### TASK PROMPT:
Give again, word for word, each line from the top of the listing through the line that holds "return (H - B - (y - OFF)) / ph".

### DATASET CONTENT:
● ● ● ● ●

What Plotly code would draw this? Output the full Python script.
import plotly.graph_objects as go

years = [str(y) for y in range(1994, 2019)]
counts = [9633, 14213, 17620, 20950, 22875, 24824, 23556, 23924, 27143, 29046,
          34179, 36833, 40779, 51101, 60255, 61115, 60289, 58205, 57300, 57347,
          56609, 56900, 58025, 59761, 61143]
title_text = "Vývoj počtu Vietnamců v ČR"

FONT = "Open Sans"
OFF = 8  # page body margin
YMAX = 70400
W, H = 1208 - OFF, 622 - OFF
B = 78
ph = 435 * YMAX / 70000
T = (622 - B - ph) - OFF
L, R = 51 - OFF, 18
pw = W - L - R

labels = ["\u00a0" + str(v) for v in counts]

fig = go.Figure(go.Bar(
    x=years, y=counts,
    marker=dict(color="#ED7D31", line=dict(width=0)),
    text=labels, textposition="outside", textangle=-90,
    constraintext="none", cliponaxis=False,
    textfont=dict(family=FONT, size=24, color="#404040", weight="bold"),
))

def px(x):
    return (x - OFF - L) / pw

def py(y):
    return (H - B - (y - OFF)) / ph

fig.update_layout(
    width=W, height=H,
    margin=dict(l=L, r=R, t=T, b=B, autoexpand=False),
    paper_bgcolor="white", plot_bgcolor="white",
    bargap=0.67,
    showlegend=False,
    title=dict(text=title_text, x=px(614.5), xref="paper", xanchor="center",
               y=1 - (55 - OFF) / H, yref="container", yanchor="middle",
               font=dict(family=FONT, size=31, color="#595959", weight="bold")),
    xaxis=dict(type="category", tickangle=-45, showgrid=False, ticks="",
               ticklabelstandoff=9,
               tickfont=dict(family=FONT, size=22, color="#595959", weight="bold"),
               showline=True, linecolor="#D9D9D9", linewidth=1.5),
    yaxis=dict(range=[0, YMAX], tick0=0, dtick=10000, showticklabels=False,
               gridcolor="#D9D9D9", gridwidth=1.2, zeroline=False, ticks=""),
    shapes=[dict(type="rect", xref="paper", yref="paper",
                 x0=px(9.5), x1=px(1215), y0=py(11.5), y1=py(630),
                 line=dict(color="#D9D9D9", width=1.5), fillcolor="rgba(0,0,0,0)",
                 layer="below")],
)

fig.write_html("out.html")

● ● ● ● ●

### FINAL ANSWER:
What Plotly code would draw this? Output the full Python script.
import plotly.graph_objects as go

years = [str(y) for y in range(1994, 2019)]
counts = [9633, 14213, 17620, 20950, 22875, 24824, 23556, 23924, 27143, 29046,
          34179, 36833, 40779, 51101, 60255, 61115, 60289, 58205, 57300, 57347,
          56609, 56900, 58025, 59761, 61143]
title_text = "Vývoj počtu Vietnamců v ČR"

FONT = "Open Sans"
OFF = 8  # page body margin
YMAX = 70400
W, H = 1208 - OFF, 622 - OFF
B = 78
ph = 435 * YMAX / 70000
T = (622 - B - ph) - OFF
L, R = 51 - OFF, 18
pw = W - L - R

labels = ["\u00a0" + str(v) for v in counts]

fig = go.Figure(go.Bar(
    x=years, y=counts,
    marker=dict(color="#ED7D31", line=dict(width=0)),
    text=labels, textposition="outside", textangle=-90,
    constraintext="none", cliponaxis=False,
    textfont=dict(family=FONT, size=24, color="#404040", weight="bold"),
))

def px(x):
    return (x - OFF - L) / pw

def py(y):
    return (H - B - (y - OFF)) / ph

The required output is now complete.